*WHAT NEEDS TO BE DONE*. With the pictures left out, copy the listing below exactly.

*RAW DATA*.
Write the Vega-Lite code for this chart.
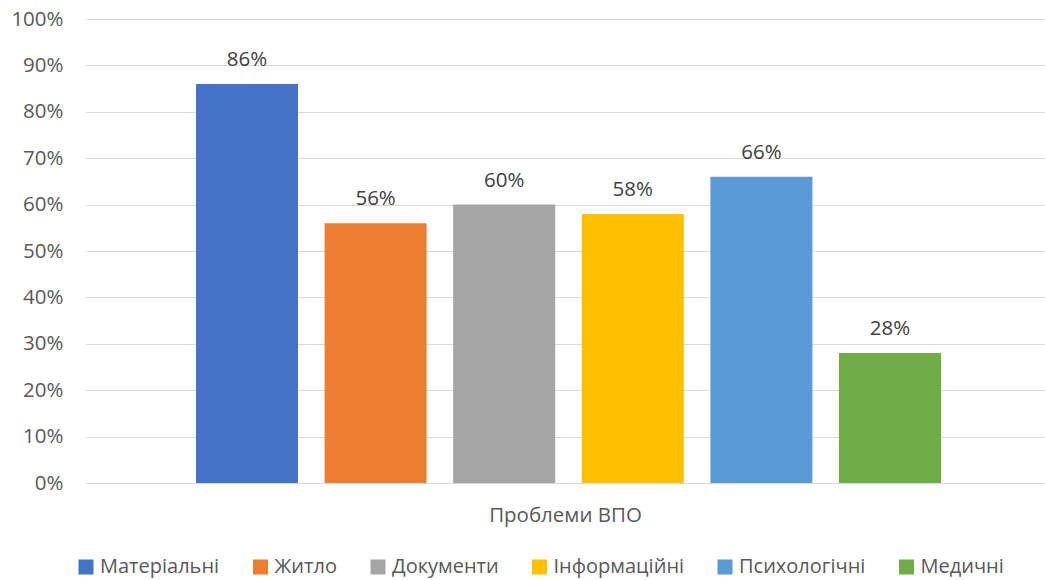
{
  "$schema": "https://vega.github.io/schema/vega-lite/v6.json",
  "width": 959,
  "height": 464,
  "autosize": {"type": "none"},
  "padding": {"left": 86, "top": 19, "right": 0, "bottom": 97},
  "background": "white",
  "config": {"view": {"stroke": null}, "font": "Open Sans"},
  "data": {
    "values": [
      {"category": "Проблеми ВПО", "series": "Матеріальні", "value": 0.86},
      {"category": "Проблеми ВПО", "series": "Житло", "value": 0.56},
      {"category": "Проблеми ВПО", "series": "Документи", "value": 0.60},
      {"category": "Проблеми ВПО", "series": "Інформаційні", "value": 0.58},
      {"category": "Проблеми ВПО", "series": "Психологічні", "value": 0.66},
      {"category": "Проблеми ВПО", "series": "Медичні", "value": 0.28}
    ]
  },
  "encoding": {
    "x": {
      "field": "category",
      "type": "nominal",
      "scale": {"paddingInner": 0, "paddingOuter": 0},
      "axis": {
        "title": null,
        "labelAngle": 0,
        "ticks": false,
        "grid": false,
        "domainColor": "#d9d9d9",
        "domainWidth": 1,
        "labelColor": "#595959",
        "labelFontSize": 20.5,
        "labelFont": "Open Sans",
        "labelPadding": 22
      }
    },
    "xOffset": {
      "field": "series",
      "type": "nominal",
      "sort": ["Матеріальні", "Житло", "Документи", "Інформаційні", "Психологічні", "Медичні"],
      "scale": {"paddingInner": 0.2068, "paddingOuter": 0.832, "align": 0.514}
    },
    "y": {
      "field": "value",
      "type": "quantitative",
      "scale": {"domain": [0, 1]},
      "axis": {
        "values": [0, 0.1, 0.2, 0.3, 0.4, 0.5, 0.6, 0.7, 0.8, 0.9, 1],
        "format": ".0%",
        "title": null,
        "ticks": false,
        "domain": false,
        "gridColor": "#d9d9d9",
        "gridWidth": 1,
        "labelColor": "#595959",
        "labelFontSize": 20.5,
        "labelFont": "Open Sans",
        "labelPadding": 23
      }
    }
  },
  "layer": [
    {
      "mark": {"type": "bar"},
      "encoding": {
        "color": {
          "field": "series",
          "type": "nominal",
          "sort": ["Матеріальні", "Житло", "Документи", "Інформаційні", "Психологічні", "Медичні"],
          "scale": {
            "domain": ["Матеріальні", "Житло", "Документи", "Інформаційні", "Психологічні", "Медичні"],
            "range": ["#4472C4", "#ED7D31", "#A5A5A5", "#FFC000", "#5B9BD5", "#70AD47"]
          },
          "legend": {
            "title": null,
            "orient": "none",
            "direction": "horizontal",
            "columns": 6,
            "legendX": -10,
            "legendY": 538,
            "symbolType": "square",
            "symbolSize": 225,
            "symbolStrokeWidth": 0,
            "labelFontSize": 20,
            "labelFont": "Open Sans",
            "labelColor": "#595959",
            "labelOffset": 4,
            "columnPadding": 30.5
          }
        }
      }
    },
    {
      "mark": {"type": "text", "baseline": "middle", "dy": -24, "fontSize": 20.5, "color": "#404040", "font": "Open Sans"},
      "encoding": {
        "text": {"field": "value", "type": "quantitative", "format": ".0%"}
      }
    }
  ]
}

*RESPONSE*.
Write the Vega-Lite code for this chart.
{
  "$schema": "https://vega.github.io/schema/vega-lite/v6.json",
  "width": 959,
  "height": 464,
  "autosize": {"type": "none"},
  "padding": {"left": 86, "top": 19, "right": 0, "bottom": 97},
  "background": "white",
  "config": {"view": {"stroke": null}, "font": "Open Sans"},
  "data": {
    "values": [
      {"category": "Проблеми ВПО", "series": "Матеріальні", "value": 0.86},
      {"category": "Проблеми ВПО", "series": "Житло", "value": 0.56},
      {"category": "Проблеми ВПО", "series": "Документи", "value": 0.60},
      {"category": "Проблеми ВПО", "series": "Інформаційні", "value": 0.58},
      {"category": "Проблеми ВПО", "series": "Психологічні", "value": 0.66},
      {"category": "Проблеми ВПО", "series": "Медичні", "value": 0.28}
    ]
  },
  "encoding": {
    "x": {
      "field": "category",
      "type": "nominal",
      "scale": {"paddingInner": 0, "paddingOuter": 0},
      "axis": {
        "title": null,
        "labelAngle": 0,
        "ticks": false,
        "grid": false,
        "domainColor": "#d9d9d9",
        "domainWidth": 1,
        "labelColor": "#595959",
        "labelFontSize": 20.5,
        "labelFont": "Open Sans",
        "labelPadding": 22
      }
    },
    "xOffset": {
      "field": "series",
      "type": "nominal",
      "sort": ["Матеріальні", "Житло", "Документи", "Інформаційні", "Психологічні", "Медичні"],
      "scale": {"paddingInner": 0.2068, "paddingOuter": 0.832, "align": 0.514}
    },
    "y": {
      "field": "value",
      "type": "quantitative",
      "scale": {"domain": [0, 1]},
      "axis": {
        "values": [0, 0.1, 0.2, 0.3, 0.4, 0.5, 0.6, 0.7, 0.8, 0.9, 1],
        "format": ".0%",
        "title": null,
        "ticks": false,
        "domain": false,
        "gridColor": "#d9d9d9",
        "gridWidth": 1,
        "labelColor": "#595959",
        "labelFontSize": 20.5,
        "labelFont": "Open Sans",
        "labelPadding": 23
      }
    }
  },
  "layer": [
    {
      "mark": {"type": "bar"},
      "encoding": {
        "color": {
          "field": "series",
          "type": "nominal",
          "sort": ["Матеріальні", "Житло", "Документи", "Інформаційні", "Психологічні", "Медичні"],
          "scale": {
            "domain": ["Матеріальні", "Житло", "Документи", "Інформаційні", "Психологічні", "Медичні"],
            "range": ["#4472C4", "#ED7D31", "#A5A5A5", "#FFC000", "#5B9BD5", "#70AD47"]
          },
          "legend": {
            "title": null,
            "orient": "none",
            "direction": "horizontal",
            "columns": 6,
            "legendX": -10,
            "legendY": 538,
            "symbolType": "square",
            "symbolSize": 225,
            "symbolStrokeWidth": 0,
            "labelFontSize": 20,
            "labelFont": "Open Sans",
            "labelColor": "#595959",
            "labelOffset": 4,
            "columnPadding": 30.5
          }
        }
      }
    },
    {
      "mark": {"type": "text", "baseline": "middle", "dy": -24, "fontSize": 20.5, "color": "#404040", "font": "Open Sans"},
      "encoding": {
        "text": {"field": "value", "type": "quantitative", "format": ".0%"}
      }
    }
  ]
}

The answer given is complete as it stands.